İnsan yaşamında olumlu ve olumsuz deneyimler vardır. Bu düşünce tarzına sahip olan bireyler genellikle olayların olumlu tarafına değil olumsuz tarafına odaklanır. Örneğin sevgilisi tarafından ‘’ ilişkimiz başlangıçtan itibaren çok güzel ilerliyor, birçok ortak noktamız var ve birlikte vakit geçirmekten çok keyif alıyoruz ancak zaman zaman öfkeli olabiliyor’’ gibi birçok olumlu yorum olmasına rağmen karşı taraf tek bir olumsuz yorumu seçerek kendini rahatsız hisseder.

AŞIRI GENELLEME:

Olumsuz bir olay yaşayan birey, bu olumsuz durumun daha kötü olayların bir başlangıcı olduğunu ve her şeyin daha da kötüye gideceğini varsayar. Sevgilisinden ayrılan birisinin ‘’bundan sonra hiç iyi giden bir ilişkim olmayacak, olsa bile ilişkilerimi hep batıracağım’’ şeklinde düşünmesi.

KİŞİSELLEŞTİRME:

Bazı kişiler öyle olması bile olumsuz olayların sorumlusu olarak kendilerini görürler. Örneğin yapılan bir grup ödevinden düşük alınca sadece bir kişinin bunun tüm suçlusu olarak kendini görmesi. Bir başka örnek ise sevgilisinin mutsuz olduğunu gören partnerin, onun mutsuz hissetmesine neden olan kişinin kendisi olduğunu düşünmesi.

MELİ, MALI İFADELERİ:

Bazen insanlar bazı şeylerin belli şekillerde olması gerektiğini düşünürler. Örneğin ‘’sevilmek için hep başarılı olmalıyım’’, ‘’arkadaşlarım için her şeyi yapmalıyım’’, ‘’her zaman güzel görünmeliyim’’ gibi.
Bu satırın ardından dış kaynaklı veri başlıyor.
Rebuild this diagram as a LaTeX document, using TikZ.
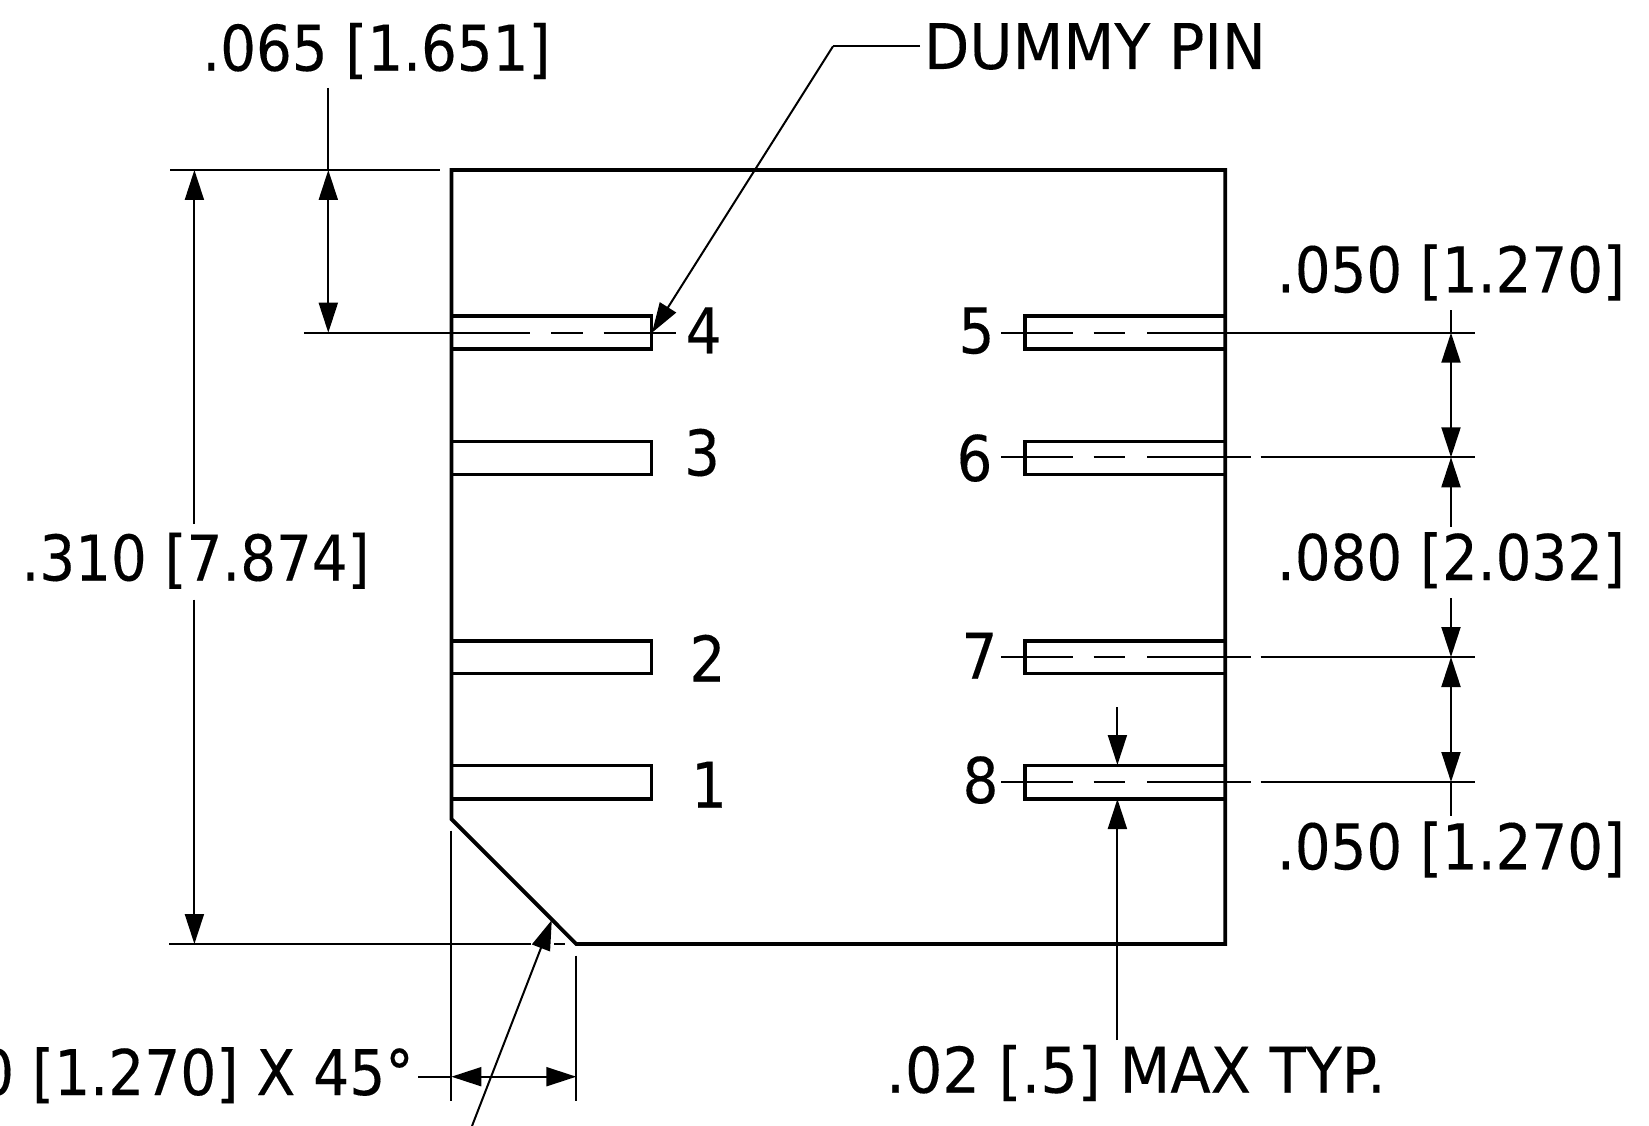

OLUMLUYU KÜÇÜLTME YA DA YOK SAYMA:

Kişiler bazen olumlu durumları basit ve değersiz görebilirler. Sınavdan yüksek not alan öğrencinin ‘’sınav zaten çok kolaydı, herkes bu dersten yüksek alabilir’’ yorumunda bulunması. Bir diğer örnek, arkadaşı için çok önemli bir problemi çözen birisinin ‘’bunu herkes yapar zaten, arkadaşlıklar bugün içindir’’ şeklinde düşünerek yaptığı iyiliği küçültmesi.
Bu düşünce hatalarının hepsi fark edilmeden ve çok hızlı yapılır. Kişi çoğu zaman bu düşüncelerinin tam olarak farkında bile değildir. Ancak bu düşünce hatalarını yapan bireyler, çoğu zaman kendilerini huzursuz, çökkün, umutsuz ve karamsar hissedebilir. Çünkü düşünce hataları kişinin; mutsuz, değersiz, sevilmez vb. gibi birçok hisse kapılmasına ve beraberinde psikolojik rahatsızlıkları getirmesine neden olabilir.